**Exercise directions**
Repeat, exactly and completely, the material that follows. Omit the pictures.

**Charts and diagrams as code**
----
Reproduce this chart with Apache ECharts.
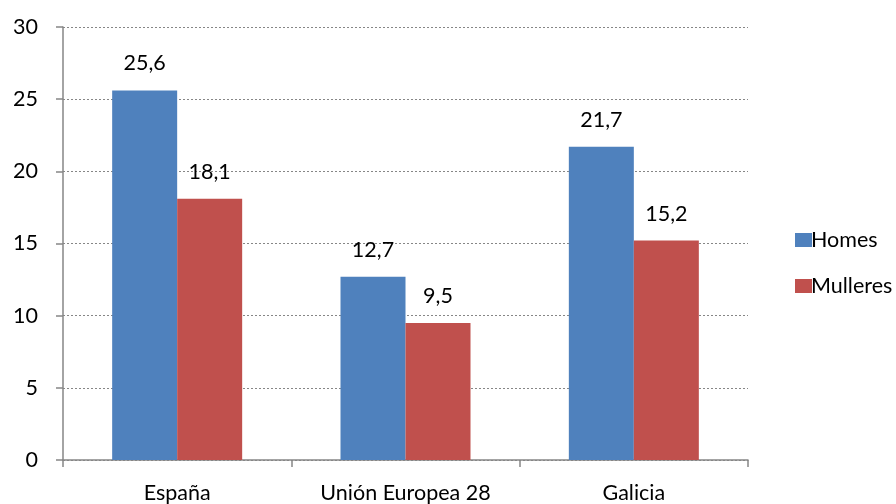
<!DOCTYPE html>
<html><head><meta charset="utf-8">
<script src="https://cdn.jsdelivr.net/npm/echarts@6/dist/echarts.min.js"></script>
<style>html,body{margin:0;padding:0;background:#fff}#c{width:896px;height:504px}</style>
</head><body><div id="c"></div>
<script>
var categories = ['España', 'Unión Europea 28', 'Galicia'];
var homes = [25.6, 12.7, 21.7];
var mulleres = [18.1, 9.5, 15.2];
var yTicks = [0, 5, 10, 15, 20, 25, 30];

var font = 'Lato, "Open Sans", sans-serif';
var fs = 21.5;
var chart = echarts.init(document.getElementById('c'));
function lbl(p){ return String(p.value.toFixed(1)).replace('.', ','); }
chart.setOption({
  animation: false,
  grid: {left: 63, right: 148, top: 27, bottom: 44},
  legend: {
    orient: 'vertical', left: 790, top: 224, itemGap: 24,
    itemWidth: 17, itemHeight: 14, icon: 'rect',
    textStyle: {fontFamily: font, fontSize: fs, color: '#000', padding: [0,0,0,-6]},
    data: ['Homes', 'Mulleres']
  },
  xAxis: {
    type: 'category', data: categories,
    axisLine: {lineStyle: {color: '#868686', width: 1.5}},
    axisTick: {show: true, length: 7, lineStyle: {color: '#868686', width: 1.5}},
    axisLabel: {fontFamily: font, fontSize: fs, color: '#000', margin: 22}
  },
  yAxis: {
    type: 'value', min: yTicks[0], max: yTicks[yTicks.length-1], interval: 5,
    axisLine: {show: true, lineStyle: {color: '#868686', width: 1.5}},
    axisTick: {show: true, length: 7, lineStyle: {color: '#868686', width: 1.5}},
    axisLabel: {fontFamily: font, fontSize: fs, color: '#000', margin: 25},
    splitLine: {lineStyle: {color: '#868686', type: [2, 2], width: 1}}
  },
  series: [
    {name: 'Homes', type: 'bar', data: homes, barWidth: 65, barGap: '0%',
     itemStyle: {color: '#4F81BD'},
     label: {show: true, position: 'top', distance: 16, formatter: lbl, fontFamily: font, fontSize: fs, color: '#000'}},
    {name: 'Mulleres', type: 'bar', data: mulleres, barWidth: 65,
     itemStyle: {color: '#C0504D'},
     label: {show: true, position: 'top', distance: 16, formatter: lbl, fontFamily: font, fontSize: fs, color: '#000'}}
  ]
});
</script></body></html>
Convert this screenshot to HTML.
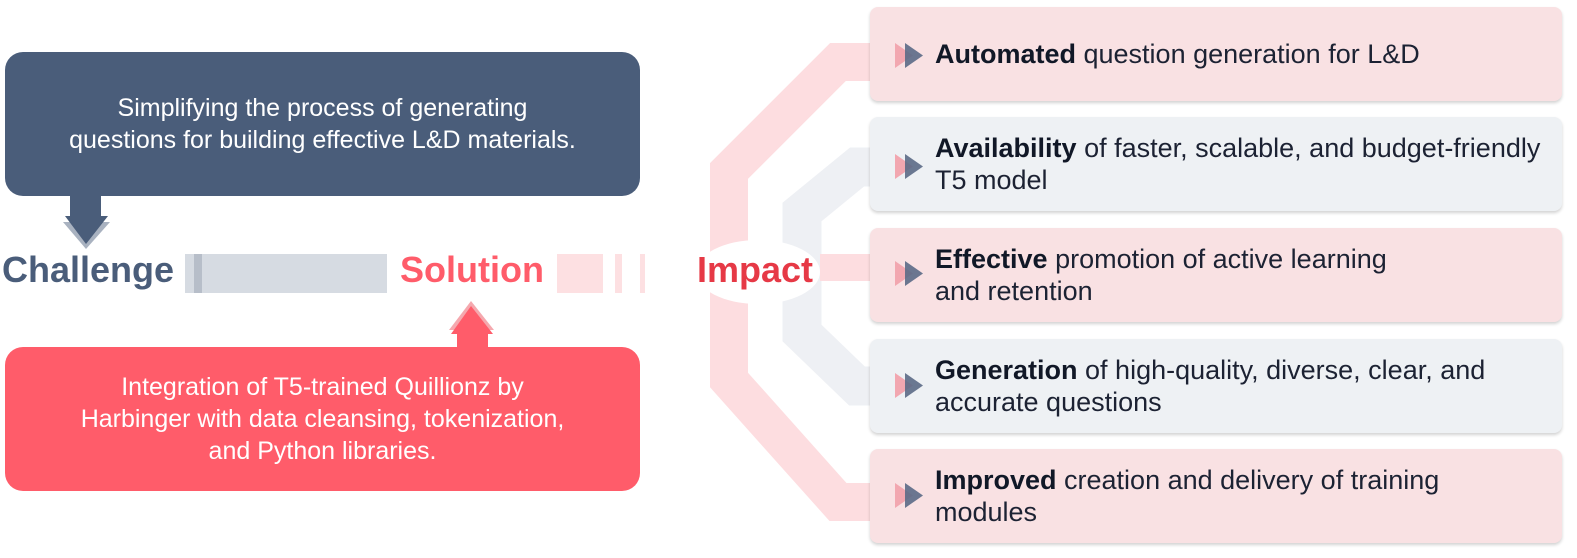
<!DOCTYPE html>
<html><head><style>
body{margin:0;width:1577px;height:558px;background:#fff;position:relative;overflow:hidden;font-family:"Liberation Sans",sans-serif}
.abs{position:absolute}
.box{position:absolute;left:5px;width:635px;height:144px;border-radius:18px;color:#fff;font-size:25px;line-height:32px;text-align:center;display:flex;align-items:center;justify-content:center}
.card{position:absolute;left:870px;width:692px;height:94px;border-radius:8px;box-shadow:0 2px 3px rgba(0,0,0,0.18);display:flex;align-items:center;font-size:27px;line-height:32px;color:#1c2233}
.card .t{margin-left:65px;white-space:nowrap}
.card b{color:#111827}
.pk{background:#f9e1e3}.gy{background:#eef1f4}
.lbl{position:absolute;font-weight:bold;font-size:36px;top:249px}
</style></head><body>
<svg class="abs" style="left:0;top:0" width="1577" height="558">
<polyline points="872,62 838,62 729,171 729,380 838,502 872,502" fill="none" stroke="#fddde0" stroke-width="38" stroke-linejoin="miter"/>
<polyline points="872,167 857,167 802,212 802,333 857,386 872,386" fill="none" stroke="#eef0f4" stroke-width="39"/>
<rect x="820" y="254" width="52" height="27" fill="#fddde0"/>
<ellipse cx="758" cy="272" rx="62" ry="32" fill="#fff"/>
<rect x="185" y="254" width="202" height="39" fill="#d6dbe2"/>
<rect x="194" y="254" width="8" height="39" fill="#b7bec9"/>
<rect x="557" y="254" width="46" height="39" fill="#fde0e2"/>
<rect x="615" y="254" width="7" height="39" fill="#fde0e2"/>
<rect x="640" y="254" width="5" height="39" fill="#fde0e2"/>
<rect x="70" y="190" width="31" height="28" fill="#4a5d7a"/>
<polygon points="63,222 110,222 86,249" fill="#a9b2c0"/>
<polygon points="65,216 108,216 86,244" fill="#4a5d7a"/>
<polygon points="449,330 494,330 471,301" fill="#f5a8ae"/>
<polygon points="451,334 493,334 471,306" fill="#ff5c6a"/>
<rect x="457" y="332" width="31" height="20" fill="#ff5c6a"/>
</svg>
<div class="box" style="top:52px;background:#4a5d7a">Simplifying the process of generating<br>questions for building effective L&amp;D materials.</div>
<div class="box" style="top:347px;background:#ff5c6a">Integration of T5-trained Quillionz by<br>Harbinger with data cleansing, tokenization,<br>and Python libraries.</div>
<div class="lbl" style="left:2px;color:#4a5d7a">Challenge</div>
<div class="lbl" style="left:400px;color:#ff5c6a">Solution</div>
<div class="lbl" style="left:697px;color:#e63946">Impact</div>

<div class="card pk" style="top:7px"><div class="t"><b>Automated</b> question generation for L&amp;D</div></div>
<div class="card gy" style="top:117px"><div class="t"><b>Availability</b> of faster, scalable, and budget-friendly<br>T5 model</div></div>
<div class="card pk" style="top:228px"><div class="t"><b>Effective</b> promotion of active learning<br>and retention</div></div>
<div class="card gy" style="top:339px"><div class="t"><b>Generation</b> of high-quality, diverse, clear, and<br>accurate questions</div></div>
<div class="card pk" style="top:449px"><div class="t"><b>Improved</b> creation and delivery of training<br>modules</div></div>
<svg class="abs" style="left:0;top:0" width="1577" height="558">
<g id="ic"><polygon points="895,43 895,68 913,55.5" fill="#f2a7b0"/><polygon points="905,43 905,68 923,55.5" fill="#5b6a86" opacity="0.9"/></g>
<use href="#ic" y="111"/><use href="#ic" y="218"/><use href="#ic" y="330"/><use href="#ic" y="440"/>
</svg>
</body></html>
----
**Written reply**
Reproduce this chart with Apache ECharts.
<!DOCTYPE html>
<html><head><meta charset="utf-8">
<script src="https://cdn.jsdelivr.net/npm/echarts@6/dist/echarts.min.js"></script>
<style>html,body{margin:0;padding:0;background:#fff}#c{width:896px;height:504px}</style>
</head><body><div id="c"></div>
<script>
var categories = ['España', 'Unión Europea 28', 'Galicia'];
var homes = [25.6, 12.7, 21.7];
var mulleres = [18.1, 9.5, 15.2];
var yTicks = [0, 5, 10, 15, 20, 25, 30];

var font = 'Lato, "Open Sans", sans-serif';
var fs = 21.5;
var chart = echarts.init(document.getElementById('c'));
function lbl(p){ return String(p.value.toFixed(1)).replace('.', ','); }
chart.setOption({
  animation: false,
  grid: {left: 63, right: 148, top: 27, bottom: 44},
  legend: {
    orient: 'vertical', left: 790, top: 224, itemGap: 24,
    itemWidth: 17, itemHeight: 14, icon: 'rect',
    textStyle: {fontFamily: font, fontSize: fs, color: '#000', padding: [0,0,0,-6]},
    data: ['Homes', 'Mulleres']
  },
  xAxis: {
    type: 'category', data: categories,
    axisLine: {lineStyle: {color: '#868686', width: 1.5}},
    axisTick: {show: true, length: 7, lineStyle: {color: '#868686', width: 1.5}},
    axisLabel: {fontFamily: font, fontSize: fs, color: '#000', margin: 22}
  },
  yAxis: {
    type: 'value', min: yTicks[0], max: yTicks[yTicks.length-1], interval: 5,
    axisLine: {show: true, lineStyle: {color: '#868686', width: 1.5}},
    axisTick: {show: true, length: 7, lineStyle: {color: '#868686', width: 1.5}},
    axisLabel: {fontFamily: font, fontSize: fs, color: '#000', margin: 25},
    splitLine: {lineStyle: {color: '#868686', type: [2, 2], width: 1}}
  },
  series: [
    {name: 'Homes', type: 'bar', data: homes, barWidth: 65, barGap: '0%',
     itemStyle: {color: '#4F81BD'},
     label: {show: true, position: 'top', distance: 16, formatter: lbl, fontFamily: font, fontSize: fs, color: '#000'}},
    {name: 'Mulleres', type: 'bar', data: mulleres, barWidth: 65,
     itemStyle: {color: '#C0504D'},
     label: {show: true, position: 'top', distance: 16, formatter: lbl, fontFamily: font, fontSize: fs, color: '#000'}}
  ]
});
</script></body></html>
Convert this screenshot to HTML.
<!DOCTYPE html>
<html><head><style>
body{margin:0;width:1577px;height:558px;background:#fff;position:relative;overflow:hidden;font-family:"Liberation Sans",sans-serif}
.abs{position:absolute}
.box{position:absolute;left:5px;width:635px;height:144px;border-radius:18px;color:#fff;font-size:25px;line-height:32px;text-align:center;display:flex;align-items:center;justify-content:center}
.card{position:absolute;left:870px;width:692px;height:94px;border-radius:8px;box-shadow:0 2px 3px rgba(0,0,0,0.18);display:flex;align-items:center;font-size:27px;line-height:32px;color:#1c2233}
.card .t{margin-left:65px;white-space:nowrap}
.card b{color:#111827}
.pk{background:#f9e1e3}.gy{background:#eef1f4}
.lbl{position:absolute;font-weight:bold;font-size:36px;top:249px}
</style></head><body>
<svg class="abs" style="left:0;top:0" width="1577" height="558">
<polyline points="872,62 838,62 729,171 729,380 838,502 872,502" fill="none" stroke="#fddde0" stroke-width="38" stroke-linejoin="miter"/>
<polyline points="872,167 857,167 802,212 802,333 857,386 872,386" fill="none" stroke="#eef0f4" stroke-width="39"/>
<rect x="820" y="254" width="52" height="27" fill="#fddde0"/>
<ellipse cx="758" cy="272" rx="62" ry="32" fill="#fff"/>
<rect x="185" y="254" width="202" height="39" fill="#d6dbe2"/>
<rect x="194" y="254" width="8" height="39" fill="#b7bec9"/>
<rect x="557" y="254" width="46" height="39" fill="#fde0e2"/>
<rect x="615" y="254" width="7" height="39" fill="#fde0e2"/>
<rect x="640" y="254" width="5" height="39" fill="#fde0e2"/>
<rect x="70" y="190" width="31" height="28" fill="#4a5d7a"/>
<polygon points="63,222 110,222 86,249" fill="#a9b2c0"/>
<polygon points="65,216 108,216 86,244" fill="#4a5d7a"/>
<polygon points="449,330 494,330 471,301" fill="#f5a8ae"/>
<polygon points="451,334 493,334 471,306" fill="#ff5c6a"/>
<rect x="457" y="332" width="31" height="20" fill="#ff5c6a"/>
</svg>
<div class="box" style="top:52px;background:#4a5d7a">Simplifying the process of generating<br>questions for building effective L&amp;D materials.</div>
<div class="box" style="top:347px;background:#ff5c6a">Integration of T5-trained Quillionz by<br>Harbinger with data cleansing, tokenization,<br>and Python libraries.</div>
<div class="lbl" style="left:2px;color:#4a5d7a">Challenge</div>
<div class="lbl" style="left:400px;color:#ff5c6a">Solution</div>
<div class="lbl" style="left:697px;color:#e63946">Impact</div>

<div class="card pk" style="top:7px"><div class="t"><b>Automated</b> question generation for L&amp;D</div></div>
<div class="card gy" style="top:117px"><div class="t"><b>Availability</b> of faster, scalable, and budget-friendly<br>T5 model</div></div>
<div class="card pk" style="top:228px"><div class="t"><b>Effective</b> promotion of active learning<br>and retention</div></div>
<div class="card gy" style="top:339px"><div class="t"><b>Generation</b> of high-quality, diverse, clear, and<br>accurate questions</div></div>
<div class="card pk" style="top:449px"><div class="t"><b>Improved</b> creation and delivery of training<br>modules</div></div>
<svg class="abs" style="left:0;top:0" width="1577" height="558">
<g id="ic"><polygon points="895,43 895,68 913,55.5" fill="#f2a7b0"/><polygon points="905,43 905,68 923,55.5" fill="#5b6a86" opacity="0.9"/></g>
<use href="#ic" y="111"/><use href="#ic" y="218"/><use href="#ic" y="330"/><use href="#ic" y="440"/>
</svg>
</body></html>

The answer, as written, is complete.